What would all of this cost?
Save Austin Now estimates that this measure will cost the city up to $35 million a year for the first couple years. It covers salaries and equipment, but it does not include the cost of additional substations.
The City of Austin's estimates are much higher: anywhere from $54.3 million to $119 million per year for at least the first five years.
In an August memo, Austin’s Budget Office laid out what it thinks Proposition A would cost. Since the number of officers the department would have to hire depends on Austin’s population, the city laid out two scenarios: one accounts for a higher population growth than the other.
Both of these estimates include not only what it could cost to hire hundreds more officers, but also the cost of vehicles and equipment, and building up to three new police substations to house a bigger force.
In its calculations, the city uses a slightly higher ratio — between 2.1 and 2.35 officers per 1,000 residents — to account for any officers who leave the department.
“To have two officers per thousand employed at all times, we will essentially need to overhire,” Austin’s Chief Financial Officer Ed Van Eenoo told council members at a meeting over the summer.
But Save Austin Now says it doesn't expect the city to get to the desired policing ratio in the first year.
“We're not of the view that we have to be at 2 [per thousand residents] immediately or even within the first year, which is one of the reasons why we don't believe even the low-end estimate of $54 million is correct,” Save Austin Now co-founder Matt Mackowiak told KUT.
Then there's the issue of whether it will actually happen if this level of staffing is mandated.
For at least the past five years, APD has not been able to hire the total numbers of officers it's budgeted for. The department typically employs about 100 fewer officers than it can afford.
How would Austin pay for it?
Prop A does not make funding available to pay for hiring new officers; it would be on the city to find the money.
That would likely require the City of Austin to either raise taxes — which, depending on how high it wanted to raise them, could require an election — or cut money from other departments.
While yard signs dispersed by opponents of Prop A, "No Way on Prop A," suggest the city would have to cut funding for public parks and libraries, the city won’t decide where the money comes from unless the proposition is passed.
Many in the government, including elected officials, have said they are concerned about what kind of financial impact this may have.
“Anyone who is thinking about voting for this measure should really take a look at the city budget [and] understand well the impact of being tied to this unsustainable cost and make sure that they understand if this measure passes, we would have to cut city services across most city departments,” Council Member Kathie Tovo, who represents Central Austin, said at a meeting in August.

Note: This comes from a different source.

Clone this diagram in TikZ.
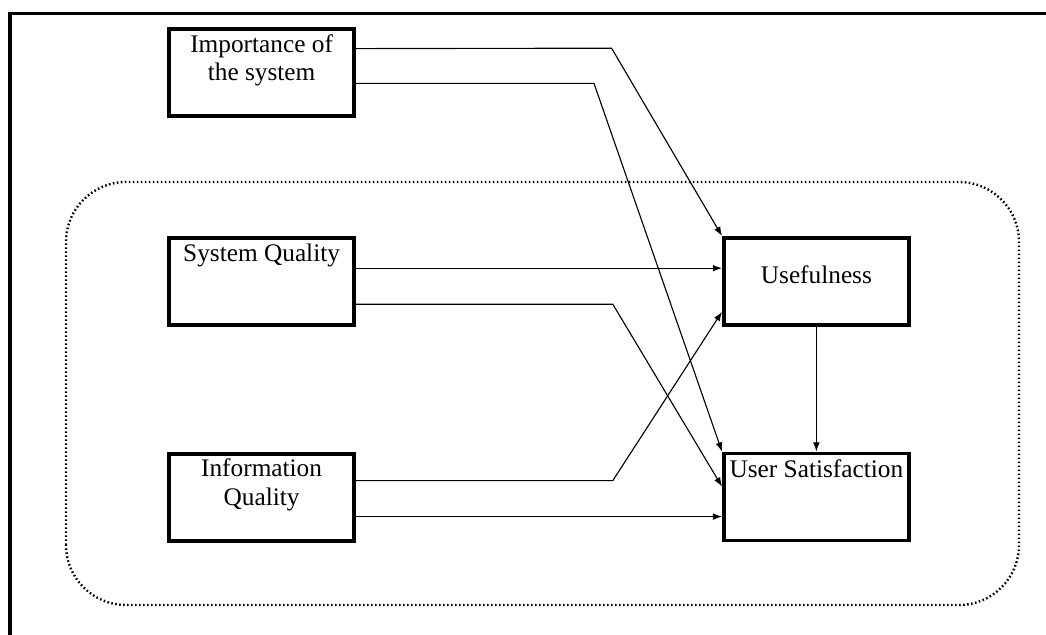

Representatives for Save Austin Now have argued that the city used to pay for more police, so it can do the same now.
“It’s so rich that when we’re asking for the same number of police officers we had two years ago that now they’re complaining there isn’t enough money,” Mackowiak said at a press conference earlier this month.
In August, Austin City Council members funded the city’s police department at the highest levels ever, setting its budget to nearly $443 million for the current fiscal year.